What Tracking Attendance Isn’t
Tracking attendance should not stroke egos, promote insecurities about your church, or give a false impression that everything that grows is good. After all, undesirable things like debt can grow, and no one gets excited about that. While it’s easy to get lost in the nuts and bolts of operating a church, tracking attendance is never the purpose; accomplishing the mission is. Metrics like attendance are a way to measure the church’s progress along the way; it’s not the destination.
When it comes to tracking attendance, it’s important to understand what the church is measuring, the frequency of the measurement, and how comparisons help the analysis.
What To Measure
The short and obvious answer when determining what to measure when it comes to attendance is easy – count people at every gathering. Let’s start with Sunday; for each service and venue, count everyone in the main worship service, children’s ministry, youth ministry, adult classes, volunteers, and whatever other event or program is happening and track it. Employ this same strategy for all mid-week worship services. Beyond worship services, churches need to capture attendance for all mid-week student gatherings and adult gatherings like small groups, Bible studies, and other gatherings like Grief Share, Divorce Care, Financial Peace University, etc.
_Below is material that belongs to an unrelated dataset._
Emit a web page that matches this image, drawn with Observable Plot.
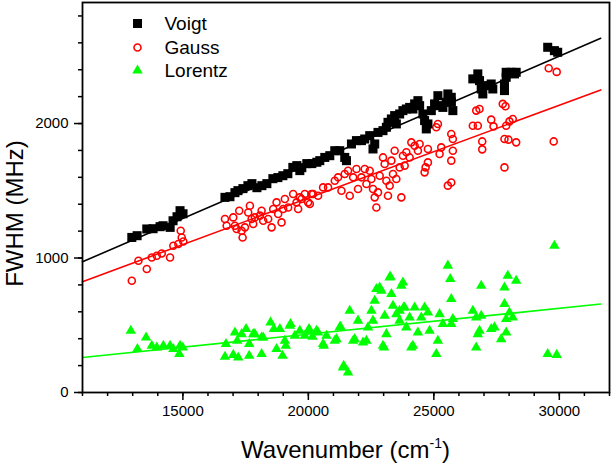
<!DOCTYPE html>
<html>
<head>
<meta charset="utf-8">
<script src="https://cdn.jsdelivr.net/npm/d3@7"></script>
<script src="https://cdn.jsdelivr.net/npm/@observablehq/plot@0.6"></script>
<style>
  body { margin: 0; background: #fff; }
  #chart { width: 611px; height: 464px; }
</style>
</head>
<body>
<div id="chart"></div>
<script>
// values
const seriesNames = ["Voigt", "Gauss", "Lorentz"];

const voigtX = [12965,13176,13562,13812,14091,14210,14493,14608,14767,14887,15006,
  16677,16876,17075,17194,17393,17592,17751,17950,18149,18347,18586,18785,18984,19183,
  19382,19541,19740,19939,20138,20337,19660,20456,20655,20854,21053,21251,21450,21518,
  21717,21916,22115,22246,22445,22576,22644,22775,22974,23109,23173,23308,23439,23506,
  23638,23769,23904,24036,24167,24235,24366,24434,24565,24632,24700,24764,24899,25030,
  25162,25229,25360,25496,25559,25695,25758,25700,26554,26753,26821,26888,26952,27019,
  27286,27350,27815,27815,27883,27883,28082,28213,28281,29538,29804,29935];
const voigtY = [1153,1166,1216,1218,1233,1240,1228,1277,1307,1352,1329,
  1451,1456,1486,1501,1516,1538,1553,1523,1538,1553,1590,1598,1612,1627,
  1674,1687,1672,1702,1702,1712,1650,1724,1748,1761,1798,1798,1748,1724,
  1848,1873,1873,1885,1910,1811,1848,1934,1947,1972,2009,2034,2059,1997,
  2071,2096,2108,2120,2108,2146,2170,2133,2071,2022,1960,1997,2096,2146,
  2207,2133,2120,2158,2220,2195,2096,2160,2332,2369,2319,2257,2220,2282,
  2294,2257,2245,2294,2344,2381,2381,2369,2381,2567,2542,2530];

const gaussX = [12965,13228,13562,13761,13960,14158,14489,14620,14819,14954,15018,14914,
  16677,16744,17007,17075,17142,17246,17341,17380,17473,17604,17671,17739,17803,17870,
  18069,18137,18200,18399,18535,18598,18733,18797,18932,18996,19064,19195,19394,19529,
  19593,19728,19859,19990,20126,20388,19660,20058,20189,20587,20786,21053,21184,21319,
  21450,21582,21649,21785,21916,21980,22115,22246,22314,22445,22513,22576,22644,22711,
  22775,22843,22974,23041,23109,23173,23240,23308,23372,23439,23506,23638,23705,23769,
  23837,23904,24036,24103,24235,24366,24434,24632,24672,24764,24764,25098,25162,25229,
  25296,25559,25695,25695,25758,25695,25758,26689,26821,26554,26753,26928,26928,27286,
  27378,27747,27855,27883,28014,28145,27815,27974,28281,27815,29578,29896,29777];
const gaussY = [831,980,918,1004,1017,1034,1004,1091,1104,1153,1123,1203,
  1290,1240,1302,1240,1216,1352,1203,1153,1228,1339,1389,1290,1253,1302,
  1315,1352,1277,1290,1228,1364,1414,1327,1265,1364,1439,1376,1476,1414,
  1364,1439,1476,1414,1476,1463,1451,1402,1476,1525,1525,1575,1600,1500,
  1625,1649,1463,1600,1662,1513,1600,1662,1550,1649,1588,1513,1451,1376,
  1488,1612,1748,1699,1575,1463,1538,1724,1625,1798,1588,1674,1451,1761,
  1687,1786,1748,1860,1835,1798,1848,1637,1674,1811,1711,1972,1997,1774,
  1823,1538,1562,1724,1798,1922,1885,2096,2108,1984,1984,1867,1808,2029,
  1979,2146,2128,1984,2016,2034,1885,1880,1860,1674,2411,2384,1867];

const lorentzX = [12925,13188,13534,13761,13960,14222,14489,14620,14887,14859,14994,
  16717,16677,17007,17075,17166,17206,17341,17518,17643,17643,17803,17870,18137,18137,
  18200,18495,18626,18733,18865,18972,19064,19103,19263,19290,19461,19660,19859,19990,
  20030,20165,20325,20388,20587,20615,20722,21053,21120,21251,21279,21383,21410,21582,
  21649,21785,21848,21980,22178,22314,22377,22513,22576,22644,22711,22843,22909,22974,
  23014,23041,23109,23240,23268,23308,23372,23506,23638,23638,23705,23769,23797,23837,
  23904,24036,24103,24167,24235,24366,24500,24632,24764,24831,25098,25162,25229,25360,
  25559,25654,25695,25695,25758,26554,26689,26689,26753,26888,26888,26821,27286,27417,
  27684,27815,27815,27883,27883,27947,28014,28145,28281,29538,29896,29804];
const lorentzY = [459,323,409,347,335,347,347,323,347,286,335,
  360,266,280,446,385,260,434,472,360,273,434,434,286,409,
  409,521,472,323,472,273,385,347,496,509,422,459,422,459,
  472,415,459,446,360,347,422,385,397,484,489,186,199,149,
  608,385,397,534,372,385,484,608,534,682,769,781,757,347,
  335,571,434,856,861,732,645,583,534,608,794,818,632,632,
  484,558,335,347,632,446,558,632,595,459,286,385,583,509,
  943,844,695,509,546,608,558,335,434,794,571,459,472,484,
  397,781,658,546,446,868,595,558,831,286,280,1091];

// fitted lines, end points
const fitX = [11000, 31650];
const voigtFit = [972, 2634];
const gaussFit = [824, 2250];
const lorentzFit = [260, 658];

const xTicks = [15000, 20000, 25000, 30000];
const yTicks = [0, 1000, 2000];

const toRows = (xs, ys) => xs.map((x, i) => ({x, y: ys[i]}));
const voigt = toRows(voigtX, voigtY);
const gauss = toRows(gaussX, gaussY);
const lorentz = toRows(lorentzX, lorentzY);
const fits = [
  ...toRows(fitX, voigtFit).map(d => ({...d, s: "Voigt"})),
  ...toRows(fitX, gaussFit).map(d => ({...d, s: "Gauss"})),
  ...toRows(fitX, lorentzFit).map(d => ({...d, s: "Lorentz"}))
];

const colors = {Voigt: "#000000", Gauss: "#ff0000", Lorentz: "#00ff00"};
const xMinor = d3.range(11000, 32001, 1000);
const yMinor = d3.range(0, 2901, 200);

// one legend row: symbol + label
const legendRow = (name, dy, sym) => [
  Plot.dot([name], {frameAnchor: "top-left", dx: 55, dy, ...sym}),
  Plot.text([name], {frameAnchor: "top-left", dx: 82, dy, text: d => d,
    textAnchor: "start", lineAnchor: "middle", fontSize: 19, fill: "black"})
];

const chart = Plot.plot({
  width: 611,
  height: 464,
  marginLeft: 82,
  marginRight: 2,
  marginTop: 2,
  marginBottom: 72,
  x: {domain: [11000, 32000]},
  y: {domain: [0, 2900]},
  style: {fontFamily: "Liberation Sans, Arial, sans-serif", background: "white", color: "black"},
  marks: [
    Plot.line(fits, {x: "x", y: "y", z: "s", stroke: d => colors[d.s], strokeWidth: 1.6}),
    Plot.dot(lorentz, {x: "x", y: "y", symbol: "triangle", fill: colors.Lorentz, r: 3.9}),
    Plot.dot(gauss, {x: "x", y: "y", symbol: "circle", stroke: colors.Gauss, fill: "none", r: 3.5, strokeWidth: 1.6}),
    Plot.dot(voigt, {x: "x", y: "y", symbol: "square", fill: colors.Voigt, r: 5.1}),
    Plot.frame({strokeWidth: 1.8}),
    Plot.axisX({ticks: xMinor, tickSize: 4, tickFormat: () => "", label: null, strokeWidth: 1.5}),
    Plot.axisX({ticks: xTicks, tickSize: 8, tickPadding: 5, tickFormat: "d", fontSize: 15, label: null, strokeWidth: 1.5}),
    Plot.axisY({ticks: yMinor, tickSize: 4, tickFormat: () => "", label: null, strokeWidth: 1.5}),
    Plot.axisY({ticks: yTicks, tickSize: 8, tickPadding: 6, tickFormat: "d", fontSize: 15, label: null, strokeWidth: 1.5}),
    ...legendRow(seriesNames[0], 21, {symbol: "square", fill: colors.Voigt, r: 5.1}),
    ...legendRow(seriesNames[1], 45, {symbol: "circle", stroke: colors.Gauss, fill: "none", r: 3.5, strokeWidth: 1.6}),
    ...legendRow(seriesNames[2], 68, {symbol: "triangle", fill: colors.Lorentz, r: 3.9}),
    // y axis title
    Plot.text(["FWHM (MHz)"], {
      frameAnchor: "left", dx: -60, dy: 16, rotate: -90, text: d => d,
      textAnchor: "middle", lineAnchor: "bottom", fontSize: 24, fill: "black"
    })
  ]
});

// x axis title with superscript
const xt = d3.select(chart).append("text")
  .attr("x", 345.5).attr("y", 458)
  .attr("text-anchor", "middle")
  .attr("font-size", 24)
  .attr("fill", "black");
xt.append("tspan").text("Wavenumber (cm");
xt.append("tspan").attr("font-size", 14).attr("dy", -10).text("-1");
xt.append("tspan").attr("dy", 10).text(")");

document.querySelector("#chart").append(chart);
</script>
</body>
</html>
Count every person attending, leading, and volunteering. Keep track of each “bucket” of information separately with sub-totals. Fortunately, most ChMS (Church Management Systems) make tracking attendance easy, but a simple spreadsheet works just as well for churches without a ChMS.
Measurement Frequency
As stated above, someone needs to capture the attendance whenever there is a church gathering. It’s best to capture the attendance in weekly chunks, starting with Sunday worship services and then every mid-week gathering, and yes, even off-campus groups. Capturing attendance data weekly allows for easy consolidation of months, quarters, and years, allowing meaningful comparison to prior years to identify trends.
Comparisons
Capturing the data is the first step in creating meaningful reports. Understanding what and how to compare is the next giant step in the process. For example, comparing the first week of worship service attendance in 2025 to 2024 presents a picture of growth, decline, or stagnation. However, under further analysis, it may be more nuanced than that. For many churches, the first Sunday of the New Year is often lightly attended. But is there a difference if the first Sunday of the year is January 1 vs. January 5? Probably. This is why churches should not live and die in week-by-week comparisons. But wait, there’s more comparison complexity; January 2023 had five Sundays, while there were only four in 2024 and 2025, making a total attendance comparison of these three years skewed. A better analysis uses the weekly totals to create and compare monthly averages, providing more helpful information.
Church’s should count people because people count. Churches must accurately capture attendance data to measure the effectiveness of services, programs, classes, care, and budgeting. Like any metric, tracking attendance is a helpful guide; it’s not the goal. The goal is to accomplish the church’s mission – that’s what really counts.